Employer-sponsored Plans

401(a) Account

Coming from the section of the tax code regulating these plans, the 401(a) [4] is a qualified governmental plan. If you work for local, state, or federal government, you probably have this option. These plans provide an account into which both the employee and the employer contribute or the employer solely contributes.

The retirement income is based on the account balance accumulated throughout the years of the retiree’s employment at the time of retirement. Any distributions, investment gains, or investment losses will affect this balance. The account balance is a combination of the contributions, performance of the investment funds selected, and fees and expenses from the investment options offered through the employer’s investment providers.

These plans accrue tax-free. Taxes are owed only when the funds are dispersed from the account.

401(k) Account

The 401(k) plans [5] are usually offered through payroll deduction from your employer. With contributions excluded from your reported income, these amounts are usually free from federal and state income taxes. You will not pay taxes until you withdraw the money.

A benefit to this plan is if your employer matches your contribution. If your company matches 6% of your contribution, then you will want to contribute at least 6% (if you can afford it) to get the full matching benefit.

If you cannot contribute the maximum matching percentage, then aim to do so. This is extra savings in your account.

403(b) Account

These 403(b) plans [6] are for nonprofit organizations. They carry the same benefits as the 401(k), but have slightly different regulations for setting up. The tax code section is different which is why this is a separate type of account.

Self-employment Plans

SEP-IRAs

This type of retirement plan is a Simplified Employee Pension Individual Retirement Account [7]. If you are self-employed, then this type of account is an option for your retirement savings. Consider doing some research on the benefits.

Keogh Plan

Though more paperwork than a SEP-IRA, the Keogh plan [8] allows one to put aside a large percentage of the self-employed income. These types of accounts are a bit complicated with filings and four different types. If you are interested, please research and find a great resource to help you set it up and administer correctly.

Individual Retirement Accounts

Traditional IRA

A traditional individual retirement account [9] allows one to deposit money into this account tax-free. Since you are making the deposit on after-tax dollars, you claim these contributions on your tax return which lowers your income for the year.

Your money accrues tax-free until you make a withdrawal. When you make a withdrawal, you will claim that money on your tax return and claim the appropriate amount of tax.

One downside of a traditional IRA is the requirement to  begin making withdrawals at the age of 59 ½ .

ROTH IRA

The ROTH IRA [10] is another type of individual retirement account. Unlike the Traditional IRA, one pays taxes on the money before investing.

The benefit is that at the time of withdrawal, no tax is owed. The money still accrues within the account, but you are not required to withdrawal the money at any specific age. You can just let it build until you need it, even if you wait until age 75.

Annuities

With contracts backed by insurance companies, annuities are not tax-deductible. This type of investment makes sense for those who reached the limit on employer-sponsored and self-employment plans, made the maximum contributions to an IRA, and willing to leave the money compounding for at least 15 years.
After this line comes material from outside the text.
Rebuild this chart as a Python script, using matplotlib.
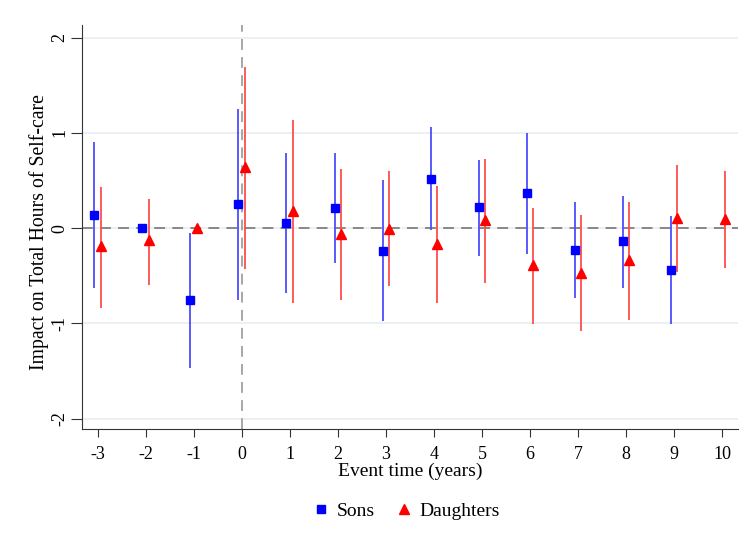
import numpy as np
import matplotlib.pyplot as plt
from matplotlib.lines import Line2D

# Event time and estimates
sons_t = [-3, -2, -1, 0, 1, 2, 3, 4, 5, 6, 7, 8, 9]
sons_est = [0.14, 0.0, -0.76, 0.25, 0.05, 0.21, -0.24, 0.52, 0.22, 0.37, -0.23, -0.14, -0.44]
sons_hi = [0.90, np.nan, -0.05, 1.25, 0.79, 0.79, 0.50, 1.06, 0.72, 1.00, 0.27, 0.34, 0.13]
sons_lo = [-0.63, np.nan, -1.47, -0.75, -0.68, -0.37, -0.98, -0.02, -0.29, -0.27, -0.73, -0.63, -1.01]

dau_t = [-3, -2, -1, 0, 1, 2, 3, 4, 5, 6, 7, 8, 9, 10]
dau_est = [-0.19, -0.13, 0.0, 0.64, 0.18, -0.06, -0.01, -0.17, 0.09, -0.39, -0.47, -0.34, 0.11, 0.10]
dau_hi = [0.43, 0.31, np.nan, 1.69, 1.14, 0.62, 0.60, 0.44, 0.73, 0.21, 0.14, 0.27, 0.66, 0.60]
dau_lo = [-0.84, -0.60, np.nan, -0.43, -0.79, -0.76, -0.61, -0.79, -0.58, -1.01, -1.08, -0.97, -0.46, -0.42]

xticks = list(range(-3, 11))
yticks = [-2, -1, 0, 1, 2]

plt.rcParams['font.family'] = ['Liberation Serif', 'DejaVu Serif']
plt.rcParams['axes.unicode_minus'] = False

fig = plt.figure(figsize=(7.45, 5.48), dpi=100)
ax = fig.add_axes([0.110, 0.217, 0.881, 0.737])

off = 0.07
st = np.array(sons_t) - off
dt = np.array(dau_t) + off

# gridlines and reference lines
for y in yticks:
    ax.axhline(y, color='#e8eef2', lw=1.2, zorder=0)
ax.axhline(0, color='#808080', lw=1.3, ls=(0, (6, 4)), zorder=1)
ax.axvline(0, color='#a0a0a0', lw=1.3, ls=(0, (6, 4)), zorder=1)

# confidence intervals
ax.vlines(st, sons_lo, sons_hi, color='#4d4dff', lw=1.3, zorder=2)
ax.vlines(dt, dau_lo, dau_hi, color='#ff4d4d', lw=1.3, zorder=2)

# point estimates
ax.plot(st, sons_est, 's', color='#0000ff', ms=5.8, zorder=3)
ax.plot(dt, dau_est, '^', color='#ff0000', ms=7, zorder=3)

ax.set_xlim(-3.33, 10.34)
ax.set_ylim(-2.11, 2.13)
ax.set_xticks(xticks)
ax.set_yticks(yticks)
ax.set_yticklabels([str(y) for y in yticks], rotation=90, va='center')
ax.tick_params(axis='both', labelsize=13, color='#333333')
ax.tick_params(axis='y', length=8, pad=2)
ax.tick_params(axis='x', length=6, pad=6)

for s in ['top', 'right']:
    ax.spines[s].set_visible(False)
for s in ['left', 'bottom']:
    ax.spines[s].set_color('#333333')

ax.set_xlabel('Event time (years)', fontsize=14, labelpad=0)
ax.set_ylabel('Impact on Total Hours of Self-care', fontsize=14.2)
ax.yaxis.set_label_coords(-0.05, 0.488)

handles = [
    Line2D([], [], marker='s', color='#0000ff', ls='none', ms=5.8),
    Line2D([], [], marker='^', color='#ff0000', ls='none', ms=7),
]
fig.legend(handles, ['Sons', 'Daughters'], loc='center', bbox_to_anchor=(0.543, 0.068),
           ncol=2, frameon=False, fontsize=14, handletextpad=0.2, columnspacing=0.9,
           handlelength=1.2)

fig.savefig('out.png', dpi=100)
With so many types of retirement plans, these four are basic ones. There are many different forms these types take, but just understanding the types gives you a framework for deciding on the best options for your family. If this was too much information, just concentrate on the employer-sponsored and IRA options. These are the typical accounts one would carry.

Weekly Project: Determine which types of retirement plans you carry.

In using time wisely to get your important documents organized, keep gathering your retirement documents. Next week, we will continue looking at how to allocate your money within your desired plan. Keep learning!

Question: How many types of retirement accounts do you have?